Rusty Foster, who writes the Today in Tabs newsletter, recently noted, “We are entering a golden age of ¯\_(ツ)_/¯, which is very nearly the only reaction I am capable of having to anything.” In a yet-unpublished thousand-word manifesto, Foster writes, “11 plain black strokes perfectly capture the essence of everything I really believe most deeply.
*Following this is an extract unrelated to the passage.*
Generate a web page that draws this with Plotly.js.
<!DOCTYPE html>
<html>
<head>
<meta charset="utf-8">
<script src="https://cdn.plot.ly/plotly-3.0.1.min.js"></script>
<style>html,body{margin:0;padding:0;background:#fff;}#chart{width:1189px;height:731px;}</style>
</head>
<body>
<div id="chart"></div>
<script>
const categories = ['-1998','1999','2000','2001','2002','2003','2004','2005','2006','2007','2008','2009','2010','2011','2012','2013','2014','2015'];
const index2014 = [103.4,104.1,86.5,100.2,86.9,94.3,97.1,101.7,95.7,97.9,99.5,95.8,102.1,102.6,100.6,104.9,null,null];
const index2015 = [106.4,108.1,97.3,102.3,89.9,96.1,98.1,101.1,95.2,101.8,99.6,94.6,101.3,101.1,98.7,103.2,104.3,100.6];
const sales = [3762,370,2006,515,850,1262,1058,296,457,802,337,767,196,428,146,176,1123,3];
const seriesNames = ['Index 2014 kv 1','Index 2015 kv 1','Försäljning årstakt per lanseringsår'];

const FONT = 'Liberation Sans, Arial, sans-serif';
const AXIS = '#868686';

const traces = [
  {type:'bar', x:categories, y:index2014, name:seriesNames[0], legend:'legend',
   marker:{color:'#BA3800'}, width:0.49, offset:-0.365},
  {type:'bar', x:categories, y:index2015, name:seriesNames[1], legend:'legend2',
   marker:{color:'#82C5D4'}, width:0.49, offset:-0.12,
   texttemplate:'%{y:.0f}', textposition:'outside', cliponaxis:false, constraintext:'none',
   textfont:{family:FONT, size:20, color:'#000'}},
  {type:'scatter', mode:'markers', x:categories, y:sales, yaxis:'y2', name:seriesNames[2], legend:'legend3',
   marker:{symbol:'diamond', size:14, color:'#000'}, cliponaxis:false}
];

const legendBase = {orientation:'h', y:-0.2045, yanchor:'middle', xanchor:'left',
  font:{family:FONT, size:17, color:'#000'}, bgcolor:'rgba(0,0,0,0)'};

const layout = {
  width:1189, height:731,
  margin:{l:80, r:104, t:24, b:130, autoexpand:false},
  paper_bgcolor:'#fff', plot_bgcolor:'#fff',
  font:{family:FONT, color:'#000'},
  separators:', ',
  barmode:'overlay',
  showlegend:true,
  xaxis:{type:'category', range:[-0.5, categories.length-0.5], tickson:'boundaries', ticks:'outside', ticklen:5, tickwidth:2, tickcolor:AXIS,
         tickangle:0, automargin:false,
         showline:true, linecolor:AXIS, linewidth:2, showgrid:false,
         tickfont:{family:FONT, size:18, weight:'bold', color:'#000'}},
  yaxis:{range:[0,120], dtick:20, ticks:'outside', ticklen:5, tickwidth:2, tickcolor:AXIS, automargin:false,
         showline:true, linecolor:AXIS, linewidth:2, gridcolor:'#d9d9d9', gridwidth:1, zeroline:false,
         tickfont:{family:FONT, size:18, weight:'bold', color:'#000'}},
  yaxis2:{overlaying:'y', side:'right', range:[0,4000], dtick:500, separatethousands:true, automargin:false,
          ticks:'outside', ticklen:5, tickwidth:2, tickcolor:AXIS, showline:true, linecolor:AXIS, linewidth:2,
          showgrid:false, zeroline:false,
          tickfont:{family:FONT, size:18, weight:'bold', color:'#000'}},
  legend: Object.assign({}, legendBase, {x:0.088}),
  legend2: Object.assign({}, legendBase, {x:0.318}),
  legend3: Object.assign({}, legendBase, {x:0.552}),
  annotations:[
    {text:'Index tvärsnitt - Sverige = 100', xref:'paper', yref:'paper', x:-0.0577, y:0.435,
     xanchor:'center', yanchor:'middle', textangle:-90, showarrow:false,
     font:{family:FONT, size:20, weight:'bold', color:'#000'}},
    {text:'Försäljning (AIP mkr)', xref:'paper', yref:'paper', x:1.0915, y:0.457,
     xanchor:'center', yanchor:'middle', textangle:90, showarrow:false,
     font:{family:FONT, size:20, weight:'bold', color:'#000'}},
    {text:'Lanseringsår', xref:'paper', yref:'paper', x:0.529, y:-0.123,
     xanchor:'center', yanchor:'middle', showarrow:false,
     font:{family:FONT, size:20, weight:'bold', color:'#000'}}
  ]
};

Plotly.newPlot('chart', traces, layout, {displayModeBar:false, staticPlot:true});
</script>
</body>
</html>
In short, my view of the whole universe is:
¯\_(ツ)_/¯.” Taking ¯\_(ツ)_/¯ the worldview to its logical conclusion, Foster makes the fatalistic argument that everything is predetermined and space-time is a false construction of the human mind:
Nobody has any actual free will, and nothing we do is chosen — what happens now is just is what happens, and we make up stories about it that make it seem like things happened for reasons and cause and effect aren’t just mirages of our flawed perception of a fundamentally static and fixed system.
Why go on living in our stage-set of a world? Indeed, why even bother tweeting at all? The answer, Foster thinks, is: “¯\_(ツ)_/¯ why not?”
Kyle Chayka is a freelance technology and culture writer living in Brooklyn.